Data excerpt
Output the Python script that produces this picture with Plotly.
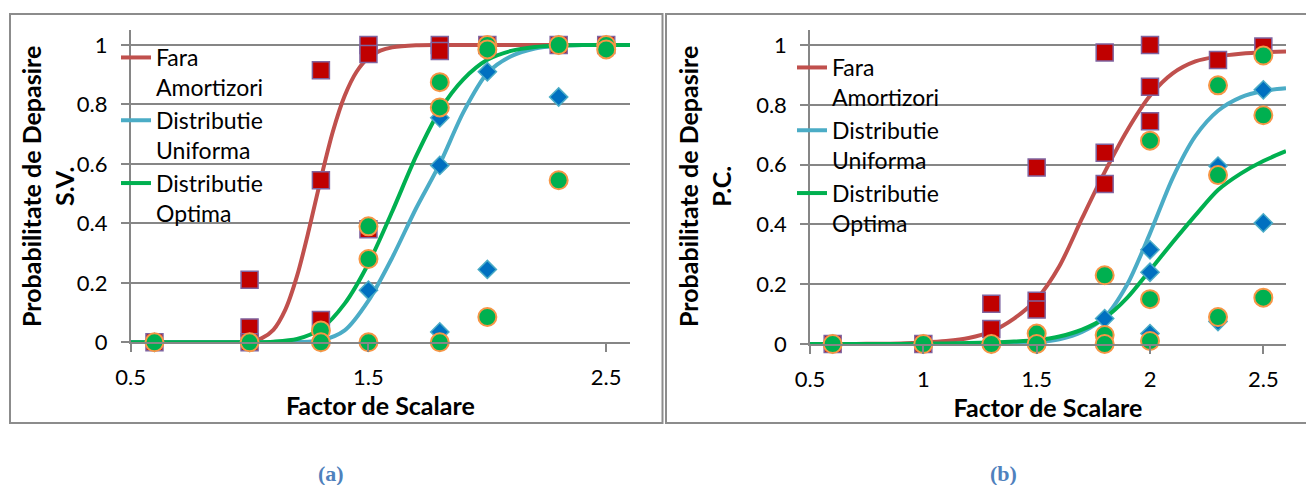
import plotly.graph_objects as go

W, H = 1306, 485

# ---------------- data: panel (a) S.V. ----------------
a_sq_x = [0.6, 1.0, 1.0, 1.0, 1.3, 1.3, 1.3, 1.5, 1.5, 1.5, 1.8, 1.8, 2.0, 2.3, 2.5]
a_sq_y = [0, 0.21, 0.05, 0, 0.915, 0.545, 0.075, 1.0, 0.97, 0.38, 1.0, 0.98, 1.0, 1.0, 1.0]
a_dm_x = [0.6, 1.0, 1.3, 1.5, 1.8, 1.8, 1.8, 2.0, 2.0, 2.3, 2.3, 2.5]
a_dm_y = [0, 0, 0, 0.175, 0.755, 0.595, 0.035, 0.91, 0.245, 1.0, 0.825, 1.0]
a_ci_x = [0.6, 1.0, 1.3, 1.3, 1.5, 1.5, 1.5, 1.8, 1.8, 1.8, 2.0, 2.0, 2.0, 2.3, 2.3, 2.5, 2.5]
a_ci_y = [0, 0, 0.04, 0, 0.39, 0.28, 0, 0.875, 0.79, 0, 1.0, 0.985, 0.085, 1.0, 0.545, 1.0, 0.985]

a_red_cx = [0.5, 0.6, 0.7, 0.8, 0.9, 1.0, 1.05, 1.1, 1.15, 1.2, 1.25, 1.3, 1.35, 1.4, 1.45,
            1.5, 1.55, 1.6, 1.7, 1.8, 2.0, 2.2, 2.4, 2.6]
a_red_cy = [0, 0, 0, 0, 0.0005, 0.003, 0.013, 0.042, 0.109, 0.224, 0.38, 0.551, 0.708, 0.829, 0.91,
            0.957, 0.981, 0.992, 0.999, 1, 1, 1, 1, 1]

curve_x = [0.5, 0.6, 0.7, 0.8, 0.9, 1.0, 1.1, 1.2, 1.3, 1.4, 1.5, 1.6, 1.7, 1.8, 1.9, 2.0,
           2.1, 2.2, 2.3, 2.4, 2.5, 2.6]
a_blue_cy = [0, 0, 0, 0, 0, 0, 0.0002, 0.001, 0.006, 0.04, 0.14, 0.285, 0.45, 0.6, 0.775, 0.905,
             0.962, 0.988, 0.997, 1, 1, 1]
a_green_cy = [0, 0, 0, 0, 0, 0.0002, 0.002, 0.011, 0.045, 0.13, 0.265, 0.44, 0.625, 0.78, 0.885, 0.95,
              0.98, 0.993, 0.998, 1, 1, 1]

# ---------------- data: panel (b) P.C. ----------------
b_sq_x = [0.6, 1.0, 1.3, 1.3, 1.5, 1.5, 1.5, 1.8, 1.8, 1.8, 2.0, 2.0, 2.0, 2.3, 2.5]
b_sq_y = [0, 0, 0.135, 0.05, 0.59, 0.145, 0.115, 0.975, 0.64, 0.535, 1.0, 0.86, 0.745, 0.95, 0.995]
b_dm_x = [0.6, 1.0, 1.3, 1.5, 1.8, 2.0, 2.0, 2.0, 2.3, 2.3, 2.5, 2.5]
b_dm_y = [0, 0, 0, 0, 0.085, 0.315, 0.24, 0.035, 0.595, 0.075, 0.85, 0.405]
b_ci_x = [0.6, 1.0, 1.3, 1.5, 1.5, 1.8, 1.8, 1.8, 2.0, 2.0, 2.0, 2.3, 2.3, 2.3, 2.5, 2.5, 2.5]
b_ci_y = [0, 0, 0, 0.035, 0, 0.23, 0.03, 0, 0.68, 0.15, 0.01, 0.865, 0.565, 0.09, 0.965, 0.765, 0.155]

b_red_cy = [0, 0, 0, 0.001, 0.002, 0.005, 0.01, 0.02, 0.042, 0.085, 0.15, 0.26, 0.42, 0.575, 0.715, 0.83,
            0.905, 0.945, 0.962, 0.971, 0.976, 0.978]
b_blue_cy = [0, 0, 0, 0, 0, 0, 0, 0.001, 0.002, 0.003, 0.006, 0.016, 0.04, 0.09, 0.2, 0.37,
             0.555, 0.695, 0.78, 0.825, 0.846, 0.855]
b_green_cy = [0, 0, 0, 0, 0, 0.001, 0.002, 0.003, 0.005, 0.008, 0.013, 0.025, 0.048, 0.087, 0.155, 0.247,
              0.34, 0.43, 0.515, 0.57, 0.612, 0.645]

series_names = ["Fara<br>Amortizori", "Distributie<br>Uniforma", "Distributie<br>Optima"]
y_titles = ["Probabilitate de Depasire<br>S.V.", "Probabilitate de Depasire<br>P.C."]
x_title = "Factor de Scalare"
captions = ["(a)", "(b)"]
y_ticks = [0, 0.2, 0.4, 0.6, 0.8, 1]
a_x_ticks = [0.5, 1.5, 2.5]
b_x_ticks = [0.5, 1, 1.5, 2, 2.5]

# ---------------- styles ----------------
FONT = "Lato"
LINE_COLORS = ["#C0504D", "#4BACC6", "#00B050"]
GRID = "#868686"

def px_x(p):
    return p / W

def px_y(p):
    return 1 - p / H

fig = go.Figure()

panels = [
    ("x", "y", "legend", [a_red_cx, curve_x, curve_x], [a_red_cy, a_blue_cy, a_green_cy],
     (a_sq_x, a_sq_y), (a_dm_x, a_dm_y), (a_ci_x, a_ci_y)),
    ("x2", "y2", "legend2", [curve_x, curve_x, curve_x], [b_red_cy, b_blue_cy, b_green_cy],
     (b_sq_x, b_sq_y), (b_dm_x, b_dm_y), (b_ci_x, b_ci_y)),
]

for xa, ya, leg, cxs, cys, sq, dm, ci in panels:
    for name, cx, cy, col in zip(series_names, cxs, cys, LINE_COLORS):
        fig.add_trace(go.Scatter(
            x=cx, y=cy, mode="lines", name=name, xaxis=xa, yaxis=ya, legend=leg,
            line=dict(color=col, width=4, shape="spline", smoothing=0.8),
            cliponaxis=False, hoverinfo="skip"))
    fig.add_trace(go.Scatter(
        x=sq[0], y=sq[1], mode="markers", xaxis=xa, yaxis=ya, showlegend=False,
        marker=dict(symbol="square", size=17, color="#C00000",
                    line=dict(color="#7F64A0", width=1.5)),
        cliponaxis=False))
    fig.add_trace(go.Scatter(
        x=dm[0], y=dm[1], mode="markers", xaxis=xa, yaxis=ya, showlegend=False,
        marker=dict(symbol="diamond", size=14, color="#0070C0",
                    line=dict(color="#4BACC6", width=1.5)),
        cliponaxis=False))
    fig.add_trace(go.Scatter(
        x=ci[0], y=ci[1], mode="markers", xaxis=xa, yaxis=ya, showlegend=False,
        marker=dict(symbol="circle", size=18, color="#00B050",
                    line=dict(color="#F79646", width=2)),
        cliponaxis=False))

tickfont = dict(family=FONT, size=22, color="black")
titlefont = dict(family=FONT, size=25, color="black", weight="bold")

def xaxis_cfg(domain, ticks, anchor):
    return dict(domain=domain, anchor=anchor, range=[0.5, 2.6], tickmode="array", tickvals=ticks,
                ticktext=[f"{t:g}" for t in ticks], automargin=False,
                ticks="outside", ticklen=8, tickwidth=1.5, tickcolor=GRID,
                showline=True, linecolor=GRID, linewidth=1.5, showgrid=False, zeroline=False,
                tickfont=tickfont, ticklabelstandoff=7,
                title=dict(text=f"<b>{x_title}</b>", font=titlefont, standoff=2))

def yaxis_cfg(domain, anchor):
    return dict(domain=domain, anchor=anchor, range=[0, 1.05], tickmode="array", tickvals=y_ticks,
                ticktext=[f"{t:g}" for t in y_ticks], automargin=False,
                ticks="outside", ticklen=8, tickwidth=1.5, tickcolor=GRID,
                showline=True, linecolor=GRID, linewidth=1.5,
                showgrid=True, gridcolor=GRID, gridwidth=1.5, zeroline=False,
                tickfont=tickfont, ticklabelstandoff=9)

legend_common = dict(bgcolor="rgba(0,0,0,0)", borderwidth=0, xanchor="left", yanchor="top",
                     valign="top", font=dict(family=FONT, size=23, color="black"),
                     tracegroupgap=0, itemclick=False)

fig.update_layout(
    template="none",
    width=W, height=H, autosize=False,
    margin=dict(l=0, r=0, t=0, b=0, pad=0, autoexpand=False),
    paper_bgcolor="white", plot_bgcolor="white",
    font=dict(family=FONT),
    xaxis=xaxis_cfg([px_x(130.7), px_x(630)], a_x_ticks, "y"),
    yaxis=yaxis_cfg([px_y(342.3), px_y(30.1)], "x"),
    xaxis2=xaxis_cfg([px_x(810), px_x(1286)], b_x_ticks, "y2"),
    yaxis2=yaxis_cfg([px_y(344), px_y(30.05)], "x2"),
    legend=dict(x=px_x(116), y=px_y(36), **legend_common),
    legend2=dict(x=px_x(792), y=px_y(46), **legend_common),
    showlegend=True,
)

# y-axis titles (two lines, overlapping the tick area as in the original)
for txt, cx in zip(y_titles, [47.5, 704.5]):
    fig.add_annotation(text=f"<b>{txt}</b>", xref="paper", yref="paper",
                       x=px_x(cx), y=px_y(186.5), xanchor="center", yanchor="middle",
                       textangle=-90, showarrow=False, font=titlefont)

# captions
for txt, cx in zip(captions, [330.7, 1004]):
    fig.add_annotation(text=f"<b>{txt}</b>", xref="paper", yref="paper",
                       x=px_x(cx), y=px_y(473), xanchor="center", yanchor="middle",
                       showarrow=False,
                       font=dict(family="Liberation Serif", size=22, color="#4F81BD"))

# panel frames
fig.add_shape(type="rect", xref="paper", yref="paper",
              x0=px_x(10), x1=px_x(662.5), y0=px_y(423), y1=px_y(14),
              line=dict(color="#8C8C8C", width=2), layer="below")
fig.add_shape(type="rect", xref="paper", yref="paper",
              x0=px_x(666), x1=px_x(1312), y0=px_y(423), y1=px_y(14),
              line=dict(color="#8C8C8C", width=2), layer="below")

fig.write_html("out.html", config={"displayModeBar": False},
               post_script="document.body.style.margin='0px';document.body.style.overflow='hidden';")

Written request
Please take the lines from the beginning of the data above through the line holding "W, H = 1306, 485" and transcribe them exactly, without any pictures.

Full output
Output the Python script that produces this picture with Plotly.
import plotly.graph_objects as go

W, H = 1306, 485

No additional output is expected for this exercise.